What is an Investment?
An investment is a sacrifice of present consumption with the expectation of the future will be better. In a general sense, it is an allocation of money in different assets with the expectation that in the future the value of these assets will be higher and generate some return.
In a more simple sense, investment is the use of money with an expectation to earn more money. There are lots of ways you can begin your investing such as just by depositing money in your bank saving account, buying stocks, buying bonds, renting your assets, and so forth.
Even you can make an investment in yourself by learning, educating, and delivering great ideas to yourself. A good investment starts from an understanding of what asset or where you are investing your money for future return.
In addition, investment is learning by doing. Which calls time, effort, knowledge, risk, and ultimately gives reward to the investor. It focuses on long-term returns after investing in some assets.
In any investment, money is committed today with certainty, but the benefits are derived over several periods in the future with certainty. If the investment is properly undertaken, the return will compensate investors for a given level of risk and vice versa.
Types of Investment
There are several types of investments available in the market for investors. The basic types or alternatives of investments one should understand are.
As there is a financial investment, there is a real investment as well. When an investment is made on real assets like land, buildings, etc., is a real investment.
In such types of investments, real assets are purchased today and of course, it is assumed that in the future the price of such real assets will be higher than that of the purchased price.
The investments that are made on financial securities are known as financial investments.
Making a deposit of your money on a bank account, placing your money on corporate securities like stocks, bonds, or treasury securities like treasury notes, treasury bills, treasury bonds, investments in pension funds, etc. all are an example of financial investment.
The money market is one type of financial investment. The money market is the place where short-term financial securities (instruments) are traded which life span is less than one year.
Though the money market instruments have less than a year maturity period, they are high-quality securities as such they have a very low risk of default and are highly liquid.
Examples of money market instruments are treasury bills, certificates of deposits, bankers’ acceptance, eurodollars, commercial papers, and the LIBOR market.
The capital market is also a type of financial investment. It is a market where long-term financial securities are sold out as well as purchased.
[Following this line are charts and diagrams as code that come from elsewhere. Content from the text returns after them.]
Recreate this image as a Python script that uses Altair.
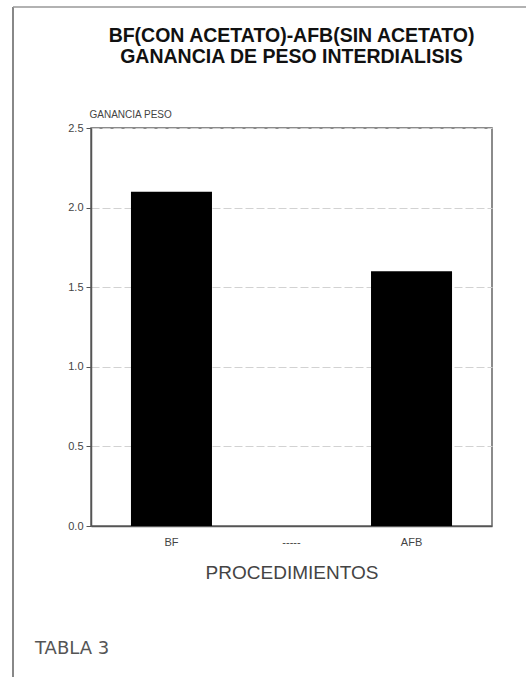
import altair as alt
import pandas as pd

# Procedures and mean interdialytic weight gain (kg)
categories = ["BF", "-----", "AFB"]
gain = [2.1, None, 1.6]
y_ticks = [0.0, 0.5, 1.0, 1.5, 2.0, 2.5]

title_lines = ["BF(CON ACETATO)-AFB(SIN ACETATO)", "GANANCIA DE PESO INTERDIALISIS"]
y_title = "GANANCIA PESO"
x_title = "PROCEDIMIENTOS"
caption = "TABLA 3"

FONT = "Liberation Sans, Arial, Helvetica, sans-serif"
WIDE = "DejaVu Sans, Liberation Sans, sans-serif"

W, H = 401, 398

df = pd.DataFrame({"proc": categories, "ganancia": gain}).dropna()

bars = alt.Chart(df).mark_bar(color="#000000").encode(
    x=alt.X(
        "proc:N",
        sort=categories,
        scale=alt.Scale(domain=categories, paddingInner=0.325, paddingOuter=0.333),
        axis=alt.Axis(
            title=x_title,
            labelAngle=0,
            ticks=False,
            domain=True,
            domainColor="#555555",
            domainWidth=1.5,
            labelPadding=10,
            labelFontSize=11,
            labelColor="#444444",
            labelFont=FONT,
            titleFont=FONT,
            titleFontSize=19,
            titleFontWeight="normal",
            titleColor="#444444",
            titleBaseline="alphabetic",
            titleY=52,
        ),
    ),
    y=alt.Y(
        "ganancia:Q",
        scale=alt.Scale(domain=[0, 2.5], nice=False),
        axis=alt.Axis(
            title=y_title,
            values=y_ticks,
            format=".1f",
            tickSize=5,
            tickColor="#555555",
            domainColor="#555555",
            domainWidth=1.5,
            labelPadding=3,
            labelFontSize=11,
            labelColor="#444444",
            labelFont=FONT,
            gridColor="#d2d2d2",
            gridDash=[8, 3],
            gridWidth=1,
            titleAngle=0,
            titleAlign="left",
            titleBaseline="alphabetic",
            titleX=-2,
            titleY=-11,
            titleFont=FONT,
            titleFontSize=10,
            titleFontWeight="normal",
            titleColor="#444444",
        ),
    ),
)

caption_layer = alt.Chart(pd.DataFrame({"t": [caption]})).mark_text(
    align="left", baseline="alphabetic", font=WIDE, fontSize=18, color="#555555"
).encode(text="t:N", x=alt.value(-56), y=alt.value(526))

frame = pd.DataFrame({"k": [0]})
left_edge = alt.Chart(frame).mark_rule(color="#888888", strokeWidth=2).encode(
    x=alt.value(-78), y=alt.value(-121), y2=alt.value(H + 151)
)
top_edge = alt.Chart(frame).mark_rule(color="#999999", strokeWidth=1.5).encode(
    y=alt.value(-121), x=alt.value(-78), x2=alt.value(W + 34)
)

chart = (
    alt.layer(bars, caption_layer, left_edge, top_edge)
    .properties(
        width=W,
        height=H,
        title=alt.TitleParams(
            text=title_lines,
            font=FONT,
            fontSize=19.5,
            fontWeight="bold",
            color="#111111",
            anchor="middle",
            frame="group",
            baseline="alphabetic",
            lineHeight=21,
            offset=-76,
        ),
        autosize=alt.AutoSizeParams(type="none"),
        padding={"left": 91, "top": 128, "right": 34, "bottom": 151},
    )
    .configure_view(stroke="#666666", strokeWidth=1.5)
)

chart.save("out.html", embed_options={"renderer": "svg", "actions": False})
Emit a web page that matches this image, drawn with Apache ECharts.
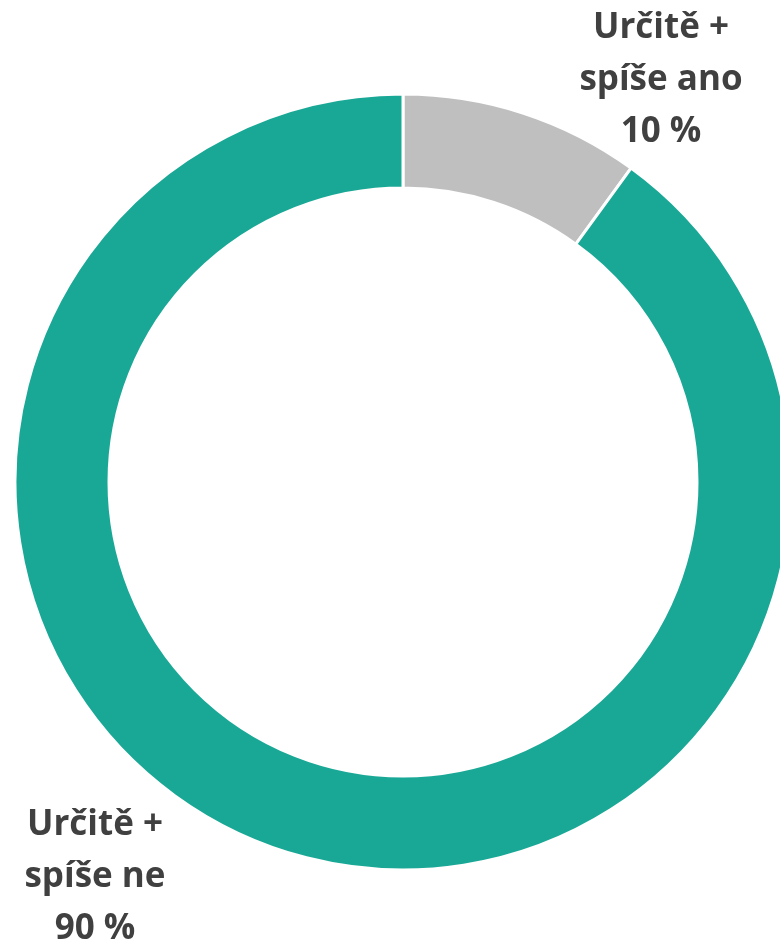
<!DOCTYPE html>
<html>
<head>
<meta charset="utf-8">
<script src="https://cdn.jsdelivr.net/npm/echarts@6/dist/echarts.min.js"></script>
<style>
  html, body { margin: 0; padding: 0; background: #fff; }
  #chart { width: 780px; height: 945px; }
</style>
</head>
<body>
<div id="chart"></div>
<script>
// data
var categories = ["Určitě +\nspíše ano", "Určitě +\nspíše ne"];
var values = [10, 90];
var colors = ["#bfbfbf", "#1aa896"];
// label anchor points (centre of each label block)
var labelPos = [[661, 80], [95, 877]];

var chart = echarts.init(document.getElementById("chart"));
chart.setOption({
  animation: false,
  series: [
    {
      type: "pie",
      center: [403, 482],
      radius: [294, 388],
      startAngle: 90,
      clockwise: true,
      itemStyle: {
        borderColor: "#fff",
        borderWidth: 3
      },
      label: {
        show: true,
        position: "outside",
        color: "#404040",
        fontFamily: "Open Sans",
        fontWeight: "bold",
        fontSize: 35,
        lineHeight: 52,
        align: "center",
        formatter: function(p) {
          return p.name + "\n" + p.value + " %";
        }
      },
      labelLine: { show: false },
      labelLayout: function(params) {
        var pos = labelPos[params.dataIndex];
        return {
          x: pos[0],
          y: pos[1],
          align: "center",
          verticalAlign: "middle"
        };
      },
      data: categories.map(function(name, i) {
        return { name: name, value: values[i], itemStyle: { color: colors[i] } };
      })
    }
  ]
});
</script>
</body>
</html>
The instruments of the capital market have a life expectancy of more than one year and are generally issued to generate capital for long-term investments.
Some examples of capital market instruments are shares, bonds, debentures, treasury notes, treasury bonds, municipal securities, etc.
Now the capital market is further divided into the primary and secondary markets.
A primary market is a place where the first-hand transaction of financial security is made. The best example of a primary market is the issuance of IPO of companies.
Where we can only apply for the number of shares we want to have and can’t make the selling of such shares with anyone.
The secondary market is where the buyers and sellers of financial securities are met and trade has occurred. In such a market, one can easily buy the securities and another party can easily sell.
Why Investment is Important?
Since we have discussed investment as the expectation of more return in the future from the allocation of money today. The objectives or reasons to start investing may be different for different people.
Some general reasons that explain the importance of investment are,
It Helps To Grow Money
The first reason one may start investing is that s/he wants to grow his money in amount. Investing is a great way to make grow your money. Which definitely get more money in the future.
One example, when you invest your $1000 at a 4% annual interest rate. The expected amount you will get in the next year will be $1040.
It Makes Money To Work
There is a saying If you put your money in your pocket you are letting your money do rest. But if you invest your money you are making your money do work to make more money.
It Will Helps To Reach Your Financial Goals
When you invest your money in higher return promising assets and securities, it will definitely help you to reach your financial goals. For the higher returns, you may opt your investment in good companies’ stocks, bonds, and other financial securities.
It May Make You Rich
You may be heard of many rich people who have become rich from their investments.
One example of Warren Buffett, who annually makes around $592 million from Coca-Cola just from his dividend income.
A logical investment usually goes through some steps. The steps are,
Determine Your Investment Objectives
The first step of the investment process is the determination of the objective or goal that you want to achieve from your investing.
Since every person is different, the objectives are also different. You should determine your objectives based on your budget, risk-taking capability, and knowledge.
The objective of someone may be earning more money, for someone to invest for retirement, and for others, there may be different objectives.
Develop A Plan
The next step is to develop an investment plan. Such a plan should be consistent with your above-determined objective.
In addition, the plan should specify your return preference, risk tolerance, along the period of investment.
Evaluate and Select An Alternative
There may be a number of investment alternatives available in the market. As an investor, you should analyze all the available alternatives based on the risk-return relationship.
While selecting an alternative, you should choose one which is the best fit for your investment objective, your budget, and risk tolerance.
Managing a portfolio means investing money in different sectors to reduce the risk of uncertain loss. There is a proverb that is best in this context “Never put all eggs in one basket”.
Evaluate and Revise Portfolio
The last step in investing is again evaluating and revising the portfolio. This includes evaluating existing shares and selling & buying stocks to make a better portfolio.